▶ [Set exercise]:
Your answer should be a single number: the count of lines that include "seaborn".

▶ [Information provided]:

[Start]

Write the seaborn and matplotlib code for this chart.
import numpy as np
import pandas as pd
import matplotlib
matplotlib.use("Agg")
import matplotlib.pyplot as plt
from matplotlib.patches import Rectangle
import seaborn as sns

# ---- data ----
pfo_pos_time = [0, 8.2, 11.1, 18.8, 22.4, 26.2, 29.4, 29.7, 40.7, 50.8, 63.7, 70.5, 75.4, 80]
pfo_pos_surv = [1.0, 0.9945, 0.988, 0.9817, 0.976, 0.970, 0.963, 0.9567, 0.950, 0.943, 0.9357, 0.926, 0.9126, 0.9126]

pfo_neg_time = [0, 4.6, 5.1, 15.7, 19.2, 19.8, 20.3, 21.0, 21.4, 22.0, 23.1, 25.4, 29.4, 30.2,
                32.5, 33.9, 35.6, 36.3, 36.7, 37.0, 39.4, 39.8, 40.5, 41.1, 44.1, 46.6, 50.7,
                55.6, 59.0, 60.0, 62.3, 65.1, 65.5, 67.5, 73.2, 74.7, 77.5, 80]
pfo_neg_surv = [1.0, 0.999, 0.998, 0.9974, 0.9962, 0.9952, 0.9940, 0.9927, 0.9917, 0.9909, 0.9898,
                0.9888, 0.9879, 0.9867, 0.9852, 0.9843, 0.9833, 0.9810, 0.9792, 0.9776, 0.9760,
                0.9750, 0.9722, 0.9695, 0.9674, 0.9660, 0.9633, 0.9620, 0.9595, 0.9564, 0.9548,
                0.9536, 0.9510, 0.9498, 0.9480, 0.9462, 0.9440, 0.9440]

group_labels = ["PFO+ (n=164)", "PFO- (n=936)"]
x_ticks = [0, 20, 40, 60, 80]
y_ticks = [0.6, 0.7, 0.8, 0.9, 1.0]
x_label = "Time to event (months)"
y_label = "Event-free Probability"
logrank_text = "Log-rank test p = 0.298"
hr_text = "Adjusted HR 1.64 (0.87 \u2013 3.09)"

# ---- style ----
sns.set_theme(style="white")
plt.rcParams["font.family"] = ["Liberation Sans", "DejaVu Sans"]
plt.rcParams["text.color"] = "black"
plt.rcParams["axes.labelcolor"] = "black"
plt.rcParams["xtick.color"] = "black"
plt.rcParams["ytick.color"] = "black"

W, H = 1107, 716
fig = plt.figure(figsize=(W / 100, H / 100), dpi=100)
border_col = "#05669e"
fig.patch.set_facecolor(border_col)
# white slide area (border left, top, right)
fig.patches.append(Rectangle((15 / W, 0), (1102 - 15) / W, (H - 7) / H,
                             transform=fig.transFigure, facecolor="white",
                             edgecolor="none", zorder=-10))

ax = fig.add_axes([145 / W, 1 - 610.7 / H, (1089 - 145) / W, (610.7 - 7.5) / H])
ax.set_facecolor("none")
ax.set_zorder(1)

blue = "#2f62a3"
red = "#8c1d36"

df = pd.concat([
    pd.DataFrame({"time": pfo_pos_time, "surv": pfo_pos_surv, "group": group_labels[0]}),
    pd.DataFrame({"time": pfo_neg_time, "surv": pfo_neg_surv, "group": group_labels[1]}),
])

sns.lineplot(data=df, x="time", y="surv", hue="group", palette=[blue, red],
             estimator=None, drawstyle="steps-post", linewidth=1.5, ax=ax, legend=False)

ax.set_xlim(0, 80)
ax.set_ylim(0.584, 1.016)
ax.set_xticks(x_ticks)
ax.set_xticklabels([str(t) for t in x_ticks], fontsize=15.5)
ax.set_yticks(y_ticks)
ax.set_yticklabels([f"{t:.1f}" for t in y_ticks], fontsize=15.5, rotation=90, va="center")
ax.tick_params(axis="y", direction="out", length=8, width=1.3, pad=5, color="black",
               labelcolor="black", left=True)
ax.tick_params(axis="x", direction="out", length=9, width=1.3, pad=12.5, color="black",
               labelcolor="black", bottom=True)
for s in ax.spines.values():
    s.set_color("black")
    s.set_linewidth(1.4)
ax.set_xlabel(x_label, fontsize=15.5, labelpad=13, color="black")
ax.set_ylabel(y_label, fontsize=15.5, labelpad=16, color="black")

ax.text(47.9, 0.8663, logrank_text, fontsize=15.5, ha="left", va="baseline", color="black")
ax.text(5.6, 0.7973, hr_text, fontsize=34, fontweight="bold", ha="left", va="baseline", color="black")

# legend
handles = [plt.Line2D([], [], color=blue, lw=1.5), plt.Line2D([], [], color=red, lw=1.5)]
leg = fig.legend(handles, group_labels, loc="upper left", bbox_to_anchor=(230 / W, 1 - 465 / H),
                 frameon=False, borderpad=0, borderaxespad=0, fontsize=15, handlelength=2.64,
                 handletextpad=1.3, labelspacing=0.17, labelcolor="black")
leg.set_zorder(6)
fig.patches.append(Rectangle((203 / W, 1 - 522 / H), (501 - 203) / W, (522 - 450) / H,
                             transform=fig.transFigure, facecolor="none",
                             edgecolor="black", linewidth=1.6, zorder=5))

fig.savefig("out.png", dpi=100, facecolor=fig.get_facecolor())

[End]

▶ [Completed exercise]:
2